→ Available data:
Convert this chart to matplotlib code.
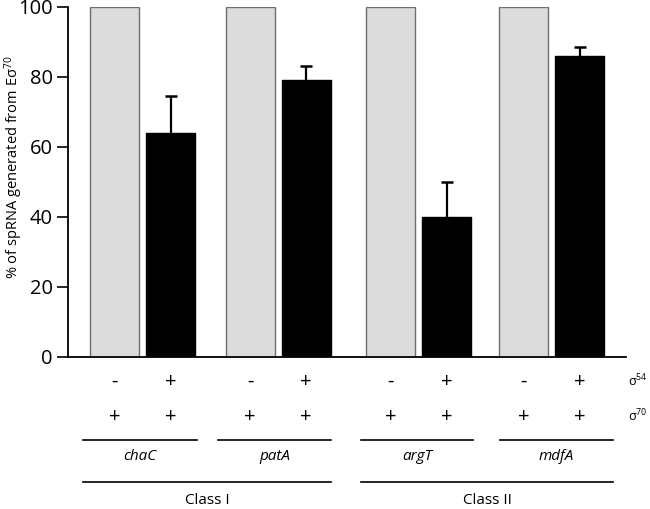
import matplotlib.pyplot as plt
import matplotlib.transforms as mtransforms
from matplotlib.lines import Line2D

plt.rcParams['font.family'] = ['Open Sans', 'DejaVu Sans']
plt.rcParams['mathtext.fontset'] = 'custom'
plt.rcParams['mathtext.rm'] = 'Open Sans'
plt.rcParams['mathtext.it'] = 'Open Sans:italic'

# DATA
genes = ["chaC", "patA", "argT", "mdfA"]
classes = ["Class I", "Class II"]
sigma70_only = [100, 100, 100, 100]
sigma54_added = [64, 79, 40, 86]
sigma54_err = [10.7, 4.2, 10.0, 2.7]
sig54_row = ["-", "+", "-", "+", "-", "+", "-", "+"]
sig70_row = ["+", "+", "+", "+", "+", "+", "+", "+"]

# layout (x in pixel-like units of the axes)
gray_x = [114.5, 250, 390.5, 523.5]
black_x = [x + 56 for x in gray_x]
bar_w = 49
gene_spans = [(83, 197), (218, 331), (361, 473), (500, 613)]
class_spans = [(83, 331), (361, 613)]

W, H = 650, 509
fig = plt.figure(figsize=(W / 100, H / 100), dpi=100)
ax = fig.add_axes([68 / W, 1 - 357 / H, (626 - 68) / W, 350 / H])

ax.bar(gray_x, sigma70_only, width=bar_w, color="#dcdcdc", edgecolor="#6e6e6e", linewidth=1.0)
ax.bar(black_x, sigma54_added, width=bar_w, color="black", edgecolor="black", linewidth=1.0)
# upper error bars only
tops = [v + e for v, e in zip(sigma54_added, sigma54_err)]
ax.vlines(black_x, sigma54_added, tops, color="black", lw=1.6)
ax.scatter(black_x, tops, marker="_", s=80, color="black", linewidths=1.8, zorder=3)

ax.set_xlim(68, 626)
ax.set_ylim(0, 100)
ax.set_yticks([0, 20, 40, 60, 80, 100])
ax.tick_params(axis="y", labelsize=14.5, length=8, width=1.2, pad=3)
ax.set_xticks([])
for s in ["top", "right"]:
    ax.spines[s].set_visible(False)
ax.spines["left"].set_linewidth(1.3)
ax.spines["bottom"].set_linewidth(1.3)

fy = lambda py: 1 - py / H
fig.text(14 / W, fy(167), "% of spRNA generated from Eσ$^{70}$", rotation=90,
         ha="center", va="center", fontsize=10.5)

# annotations below the axis
trans = mtransforms.blended_transform_factory(ax.transData, fig.transFigure)
xs = [v for pair in zip(gray_x, black_x) for v in pair]
for x, a, b in zip(xs, sig54_row, sig70_row):
    ax.text(x, fy(382), a, transform=trans, ha="center", va="center", fontsize=14.5)
    ax.text(x, fy(417), b, transform=trans, ha="center", va="center", fontsize=14.5)
fig.text(628 / W, fy(381), "σ$^{54}$", ha="left", va="center", fontsize=9)
fig.text(628 / W, fy(416), "σ$^{70}$", ha="left", va="center", fontsize=9)

for (x0, x1), g in zip(gene_spans, genes):
    ax.add_line(Line2D([x0, x1], [fy(440), fy(440)], transform=trans, color="black",
                       lw=1.2, clip_on=False))
    ax.text((x0 + x1) / 2, fy(457), g, transform=trans, ha="center", va="center",
            fontsize=11, style="italic")
for (x0, x1), c in zip(class_spans, classes):
    ax.add_line(Line2D([x0, x1], [fy(482), fy(482)], transform=trans, color="black",
                       lw=1.2, clip_on=False))
    ax.text((x0 + x1) / 2, fy(501), c, transform=trans, ha="center", va="center",
            fontsize=11)

fig.savefig("out.png", dpi=100)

→ Task to carry out: Return only the lines from the start of the data through the line that contains "from matplotlib.lines import Line2D", please, copying them exactly and omitting all pictures.

→ Task solution:
Convert this chart to matplotlib code.
import matplotlib.pyplot as plt
import matplotlib.transforms as mtransforms
from matplotlib.lines import Line2D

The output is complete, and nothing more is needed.